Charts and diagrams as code
▶
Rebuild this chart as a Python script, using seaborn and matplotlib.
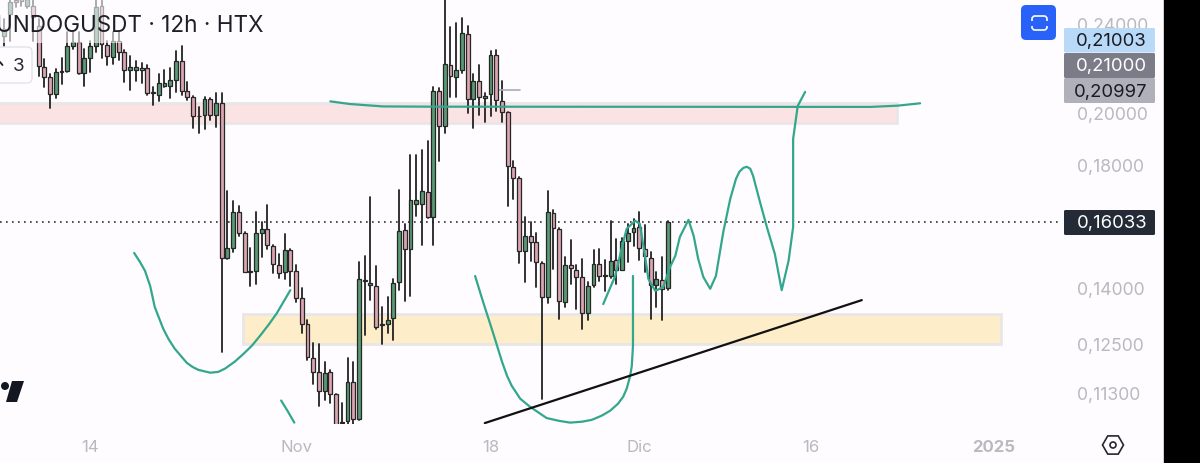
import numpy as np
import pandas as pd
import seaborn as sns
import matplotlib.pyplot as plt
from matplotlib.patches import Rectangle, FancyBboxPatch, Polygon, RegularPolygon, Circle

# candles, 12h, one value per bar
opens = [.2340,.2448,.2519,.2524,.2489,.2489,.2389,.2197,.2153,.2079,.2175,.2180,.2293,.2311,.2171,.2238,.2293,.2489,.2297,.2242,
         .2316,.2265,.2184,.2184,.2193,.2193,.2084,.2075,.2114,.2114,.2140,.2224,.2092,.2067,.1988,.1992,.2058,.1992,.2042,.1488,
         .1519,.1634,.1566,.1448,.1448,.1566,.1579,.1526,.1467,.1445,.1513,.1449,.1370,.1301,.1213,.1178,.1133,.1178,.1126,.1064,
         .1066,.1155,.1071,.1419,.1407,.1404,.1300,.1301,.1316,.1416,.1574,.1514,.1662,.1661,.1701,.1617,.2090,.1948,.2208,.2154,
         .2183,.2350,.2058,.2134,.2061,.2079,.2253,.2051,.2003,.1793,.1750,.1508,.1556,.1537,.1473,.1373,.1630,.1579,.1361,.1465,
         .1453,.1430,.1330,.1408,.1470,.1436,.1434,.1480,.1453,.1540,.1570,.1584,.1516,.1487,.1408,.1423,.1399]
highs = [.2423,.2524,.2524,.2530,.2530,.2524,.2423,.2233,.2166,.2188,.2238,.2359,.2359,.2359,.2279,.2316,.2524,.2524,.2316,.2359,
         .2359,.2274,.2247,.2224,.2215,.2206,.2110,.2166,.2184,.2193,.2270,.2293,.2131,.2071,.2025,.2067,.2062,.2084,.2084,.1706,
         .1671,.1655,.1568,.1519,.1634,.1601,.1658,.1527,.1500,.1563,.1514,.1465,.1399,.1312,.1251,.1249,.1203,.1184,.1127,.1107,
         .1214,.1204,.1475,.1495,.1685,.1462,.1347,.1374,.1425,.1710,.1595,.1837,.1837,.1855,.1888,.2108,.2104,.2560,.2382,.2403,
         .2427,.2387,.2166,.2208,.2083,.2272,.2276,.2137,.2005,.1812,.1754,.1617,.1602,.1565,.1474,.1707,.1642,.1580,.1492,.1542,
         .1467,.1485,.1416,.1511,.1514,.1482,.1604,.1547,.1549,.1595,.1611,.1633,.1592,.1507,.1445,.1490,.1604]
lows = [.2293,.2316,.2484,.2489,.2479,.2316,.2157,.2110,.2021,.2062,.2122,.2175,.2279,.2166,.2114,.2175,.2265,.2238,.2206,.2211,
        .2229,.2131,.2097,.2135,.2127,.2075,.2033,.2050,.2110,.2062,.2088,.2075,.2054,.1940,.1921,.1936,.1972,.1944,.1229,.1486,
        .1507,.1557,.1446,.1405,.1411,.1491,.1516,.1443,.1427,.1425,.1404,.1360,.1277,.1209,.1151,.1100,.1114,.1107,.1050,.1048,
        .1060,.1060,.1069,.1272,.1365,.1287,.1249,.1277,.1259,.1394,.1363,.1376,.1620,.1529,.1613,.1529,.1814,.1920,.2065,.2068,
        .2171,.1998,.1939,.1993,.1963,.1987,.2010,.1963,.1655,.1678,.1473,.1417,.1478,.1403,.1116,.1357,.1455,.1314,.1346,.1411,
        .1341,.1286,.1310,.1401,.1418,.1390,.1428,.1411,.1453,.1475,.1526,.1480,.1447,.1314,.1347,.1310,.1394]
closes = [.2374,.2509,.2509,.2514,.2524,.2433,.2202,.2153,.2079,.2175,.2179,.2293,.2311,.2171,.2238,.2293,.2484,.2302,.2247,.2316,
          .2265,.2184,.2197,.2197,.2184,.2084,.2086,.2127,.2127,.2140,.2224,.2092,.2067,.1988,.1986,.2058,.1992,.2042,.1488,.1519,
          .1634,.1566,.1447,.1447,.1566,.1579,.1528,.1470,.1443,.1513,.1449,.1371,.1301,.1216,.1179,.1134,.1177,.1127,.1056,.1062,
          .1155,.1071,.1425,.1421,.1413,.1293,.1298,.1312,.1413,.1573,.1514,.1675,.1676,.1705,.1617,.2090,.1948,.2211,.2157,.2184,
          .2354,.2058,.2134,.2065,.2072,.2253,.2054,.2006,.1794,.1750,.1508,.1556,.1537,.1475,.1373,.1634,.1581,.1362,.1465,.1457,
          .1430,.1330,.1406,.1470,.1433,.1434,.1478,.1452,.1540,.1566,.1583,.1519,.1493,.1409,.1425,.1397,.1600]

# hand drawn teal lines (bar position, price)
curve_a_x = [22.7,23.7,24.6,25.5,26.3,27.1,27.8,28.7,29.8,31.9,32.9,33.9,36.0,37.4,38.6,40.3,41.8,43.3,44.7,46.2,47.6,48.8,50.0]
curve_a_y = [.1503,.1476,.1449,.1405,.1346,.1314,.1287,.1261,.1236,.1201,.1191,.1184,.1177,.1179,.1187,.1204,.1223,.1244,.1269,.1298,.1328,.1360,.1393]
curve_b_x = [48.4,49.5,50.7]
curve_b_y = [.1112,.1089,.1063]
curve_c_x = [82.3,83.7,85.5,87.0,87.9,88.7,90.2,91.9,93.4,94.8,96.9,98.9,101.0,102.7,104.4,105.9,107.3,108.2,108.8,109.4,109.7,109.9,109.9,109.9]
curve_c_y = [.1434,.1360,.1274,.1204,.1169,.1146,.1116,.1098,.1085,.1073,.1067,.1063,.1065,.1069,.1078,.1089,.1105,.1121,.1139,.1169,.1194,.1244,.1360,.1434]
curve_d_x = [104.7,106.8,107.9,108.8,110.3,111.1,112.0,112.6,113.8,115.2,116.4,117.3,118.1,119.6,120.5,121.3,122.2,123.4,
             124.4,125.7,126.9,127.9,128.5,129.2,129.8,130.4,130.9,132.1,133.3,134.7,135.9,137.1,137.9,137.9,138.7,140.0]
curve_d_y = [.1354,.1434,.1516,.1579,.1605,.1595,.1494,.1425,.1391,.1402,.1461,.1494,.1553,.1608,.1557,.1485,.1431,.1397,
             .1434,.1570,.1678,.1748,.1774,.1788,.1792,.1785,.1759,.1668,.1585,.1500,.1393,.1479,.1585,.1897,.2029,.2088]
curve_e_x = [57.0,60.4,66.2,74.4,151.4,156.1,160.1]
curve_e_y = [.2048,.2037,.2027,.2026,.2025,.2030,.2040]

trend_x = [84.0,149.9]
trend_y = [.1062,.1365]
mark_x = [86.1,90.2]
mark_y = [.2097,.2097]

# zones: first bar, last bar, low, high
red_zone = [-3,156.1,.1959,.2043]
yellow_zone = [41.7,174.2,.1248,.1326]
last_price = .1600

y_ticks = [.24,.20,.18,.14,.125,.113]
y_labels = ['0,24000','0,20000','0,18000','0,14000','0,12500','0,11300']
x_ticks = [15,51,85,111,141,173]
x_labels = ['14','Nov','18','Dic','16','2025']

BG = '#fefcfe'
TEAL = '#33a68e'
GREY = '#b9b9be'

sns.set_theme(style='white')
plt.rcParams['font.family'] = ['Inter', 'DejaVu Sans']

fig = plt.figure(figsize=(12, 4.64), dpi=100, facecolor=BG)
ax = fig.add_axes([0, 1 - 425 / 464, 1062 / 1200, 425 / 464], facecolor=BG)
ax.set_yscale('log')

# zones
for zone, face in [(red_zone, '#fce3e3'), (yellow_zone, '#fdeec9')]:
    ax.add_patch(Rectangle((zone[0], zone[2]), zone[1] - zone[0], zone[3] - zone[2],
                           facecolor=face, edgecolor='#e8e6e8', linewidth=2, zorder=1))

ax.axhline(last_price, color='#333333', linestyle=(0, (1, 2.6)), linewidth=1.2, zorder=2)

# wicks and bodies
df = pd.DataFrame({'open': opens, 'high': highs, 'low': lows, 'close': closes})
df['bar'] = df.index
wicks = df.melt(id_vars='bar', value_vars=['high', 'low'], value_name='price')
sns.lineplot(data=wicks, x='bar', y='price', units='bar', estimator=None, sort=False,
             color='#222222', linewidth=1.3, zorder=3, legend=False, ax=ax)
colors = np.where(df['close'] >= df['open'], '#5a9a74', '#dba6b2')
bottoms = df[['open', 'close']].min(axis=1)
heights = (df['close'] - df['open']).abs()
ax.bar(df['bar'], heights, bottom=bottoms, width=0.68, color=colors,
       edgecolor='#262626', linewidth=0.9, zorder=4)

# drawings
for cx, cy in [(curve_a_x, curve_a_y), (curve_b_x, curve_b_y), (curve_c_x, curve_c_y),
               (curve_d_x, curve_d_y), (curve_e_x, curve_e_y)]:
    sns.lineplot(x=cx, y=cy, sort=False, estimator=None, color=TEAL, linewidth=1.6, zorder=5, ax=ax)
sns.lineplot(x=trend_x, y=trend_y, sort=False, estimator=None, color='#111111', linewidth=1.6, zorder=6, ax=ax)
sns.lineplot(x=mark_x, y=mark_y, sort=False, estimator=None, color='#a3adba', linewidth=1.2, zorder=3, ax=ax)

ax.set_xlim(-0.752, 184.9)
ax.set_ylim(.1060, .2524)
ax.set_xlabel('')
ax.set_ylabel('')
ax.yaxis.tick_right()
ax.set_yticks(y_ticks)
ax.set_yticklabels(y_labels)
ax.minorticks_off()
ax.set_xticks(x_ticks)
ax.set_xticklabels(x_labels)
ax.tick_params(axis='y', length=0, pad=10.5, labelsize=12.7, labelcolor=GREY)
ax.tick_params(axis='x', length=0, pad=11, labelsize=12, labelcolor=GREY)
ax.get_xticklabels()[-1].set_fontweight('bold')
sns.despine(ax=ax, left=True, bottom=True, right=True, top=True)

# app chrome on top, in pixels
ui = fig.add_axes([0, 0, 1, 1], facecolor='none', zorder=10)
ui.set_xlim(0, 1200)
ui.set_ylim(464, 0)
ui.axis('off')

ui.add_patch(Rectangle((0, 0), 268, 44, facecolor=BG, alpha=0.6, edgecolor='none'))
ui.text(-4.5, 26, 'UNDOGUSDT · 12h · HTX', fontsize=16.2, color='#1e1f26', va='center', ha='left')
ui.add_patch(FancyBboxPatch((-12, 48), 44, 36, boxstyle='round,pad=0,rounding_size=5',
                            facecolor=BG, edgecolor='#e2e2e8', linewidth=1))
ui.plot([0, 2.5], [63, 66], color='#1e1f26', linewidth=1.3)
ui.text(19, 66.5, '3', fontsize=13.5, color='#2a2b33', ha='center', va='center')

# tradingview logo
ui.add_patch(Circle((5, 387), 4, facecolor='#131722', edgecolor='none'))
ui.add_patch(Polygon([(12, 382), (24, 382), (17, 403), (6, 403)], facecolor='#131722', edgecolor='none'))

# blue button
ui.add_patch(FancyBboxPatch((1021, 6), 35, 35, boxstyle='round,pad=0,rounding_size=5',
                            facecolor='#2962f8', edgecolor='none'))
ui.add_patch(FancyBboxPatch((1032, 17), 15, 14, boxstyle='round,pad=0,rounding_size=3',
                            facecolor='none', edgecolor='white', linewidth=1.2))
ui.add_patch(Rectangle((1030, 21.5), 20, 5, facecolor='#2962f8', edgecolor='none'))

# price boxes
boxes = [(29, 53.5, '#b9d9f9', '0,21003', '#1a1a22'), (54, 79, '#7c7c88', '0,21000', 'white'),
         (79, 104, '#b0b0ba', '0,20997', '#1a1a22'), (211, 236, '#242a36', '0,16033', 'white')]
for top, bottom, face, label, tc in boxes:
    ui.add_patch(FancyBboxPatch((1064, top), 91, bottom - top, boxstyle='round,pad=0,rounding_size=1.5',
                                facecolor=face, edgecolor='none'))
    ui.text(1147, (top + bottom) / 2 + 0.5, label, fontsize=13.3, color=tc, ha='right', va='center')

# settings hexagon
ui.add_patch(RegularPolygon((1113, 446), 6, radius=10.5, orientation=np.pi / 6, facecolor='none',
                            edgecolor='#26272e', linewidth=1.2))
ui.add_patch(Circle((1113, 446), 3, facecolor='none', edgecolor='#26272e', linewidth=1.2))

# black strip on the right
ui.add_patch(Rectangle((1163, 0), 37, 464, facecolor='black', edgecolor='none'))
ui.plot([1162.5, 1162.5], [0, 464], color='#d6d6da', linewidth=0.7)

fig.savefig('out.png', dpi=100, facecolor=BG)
◀
▶
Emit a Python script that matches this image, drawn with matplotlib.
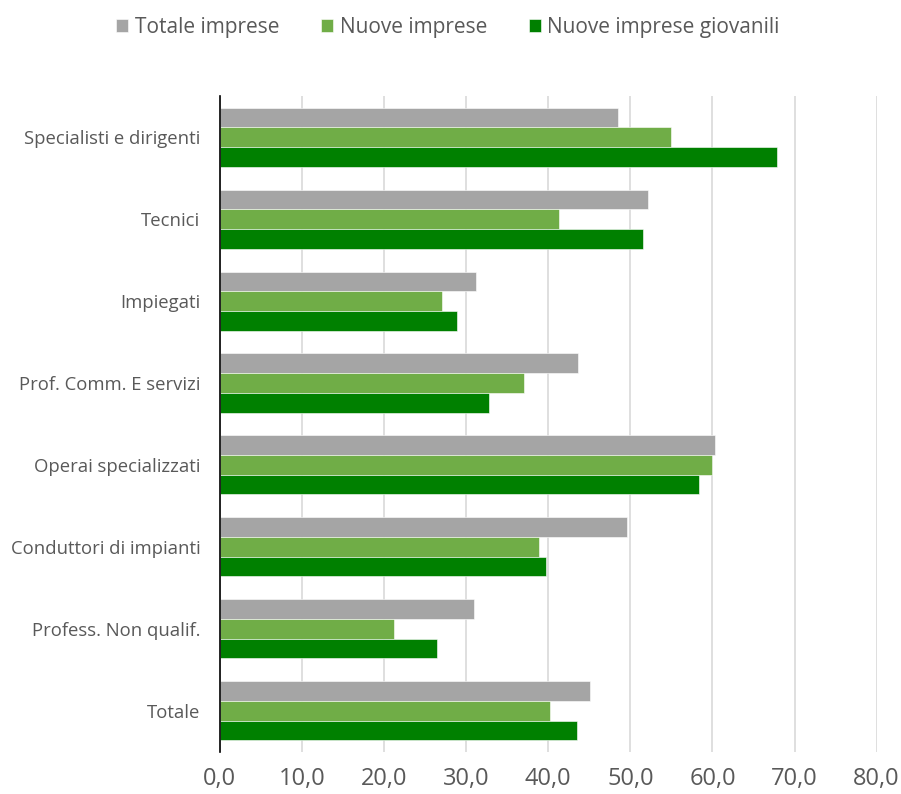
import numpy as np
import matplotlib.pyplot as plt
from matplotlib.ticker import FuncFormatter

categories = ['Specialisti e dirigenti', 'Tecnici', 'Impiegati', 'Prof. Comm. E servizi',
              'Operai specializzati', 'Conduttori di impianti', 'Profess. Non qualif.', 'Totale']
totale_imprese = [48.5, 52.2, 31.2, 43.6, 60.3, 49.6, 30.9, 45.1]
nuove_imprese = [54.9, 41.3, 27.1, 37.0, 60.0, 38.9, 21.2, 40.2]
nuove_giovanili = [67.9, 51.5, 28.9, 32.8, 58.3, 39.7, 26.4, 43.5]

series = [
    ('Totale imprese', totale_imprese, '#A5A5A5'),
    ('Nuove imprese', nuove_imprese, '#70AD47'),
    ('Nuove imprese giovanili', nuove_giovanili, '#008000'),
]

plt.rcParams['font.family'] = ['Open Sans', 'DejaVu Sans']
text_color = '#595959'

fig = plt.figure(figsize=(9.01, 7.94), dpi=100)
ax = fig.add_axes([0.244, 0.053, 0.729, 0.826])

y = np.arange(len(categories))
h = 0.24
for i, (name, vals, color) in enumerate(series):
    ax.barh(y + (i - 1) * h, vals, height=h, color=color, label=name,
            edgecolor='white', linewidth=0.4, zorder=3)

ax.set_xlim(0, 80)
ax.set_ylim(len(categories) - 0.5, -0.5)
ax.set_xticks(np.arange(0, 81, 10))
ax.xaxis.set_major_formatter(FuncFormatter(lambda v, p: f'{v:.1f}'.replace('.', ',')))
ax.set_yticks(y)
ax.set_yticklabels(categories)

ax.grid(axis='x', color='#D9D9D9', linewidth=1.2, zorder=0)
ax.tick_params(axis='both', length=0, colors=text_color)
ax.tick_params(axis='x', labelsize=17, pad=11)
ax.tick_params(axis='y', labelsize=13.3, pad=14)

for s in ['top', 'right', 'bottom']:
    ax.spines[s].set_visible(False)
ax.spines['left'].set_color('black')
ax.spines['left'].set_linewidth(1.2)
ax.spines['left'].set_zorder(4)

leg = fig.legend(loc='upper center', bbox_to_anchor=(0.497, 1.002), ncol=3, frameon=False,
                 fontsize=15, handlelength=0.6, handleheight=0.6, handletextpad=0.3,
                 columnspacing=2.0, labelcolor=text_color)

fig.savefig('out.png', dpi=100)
◀
*Requirements*
Extract from the material above the stretch running from the line containing "Emit a Python" through the line containing "ax = fig.add_axes([0.244, 0.053, 0.729, 0.826])". Keep the text exact and the pictures out.

*Task solution*
Emit a Python script that matches this image, drawn with matplotlib.
import numpy as np
import matplotlib.pyplot as plt
from matplotlib.ticker import FuncFormatter

categories = ['Specialisti e dirigenti', 'Tecnici', 'Impiegati', 'Prof. Comm. E servizi',
              'Operai specializzati', 'Conduttori di impianti', 'Profess. Non qualif.', 'Totale']
totale_imprese = [48.5, 52.2, 31.2, 43.6, 60.3, 49.6, 30.9, 45.1]
nuove_imprese = [54.9, 41.3, 27.1, 37.0, 60.0, 38.9, 21.2, 40.2]
nuove_giovanili = [67.9, 51.5, 28.9, 32.8, 58.3, 39.7, 26.4, 43.5]

series = [
    ('Totale imprese', totale_imprese, '#A5A5A5'),
    ('Nuove imprese', nuove_imprese, '#70AD47'),
    ('Nuove imprese giovanili', nuove_giovanili, '#008000'),
]

plt.rcParams['font.family'] = ['Open Sans', 'DejaVu Sans']
text_color = '#595959'

fig = plt.figure(figsize=(9.01, 7.94), dpi=100)
ax = fig.add_axes([0.244, 0.053, 0.729, 0.826])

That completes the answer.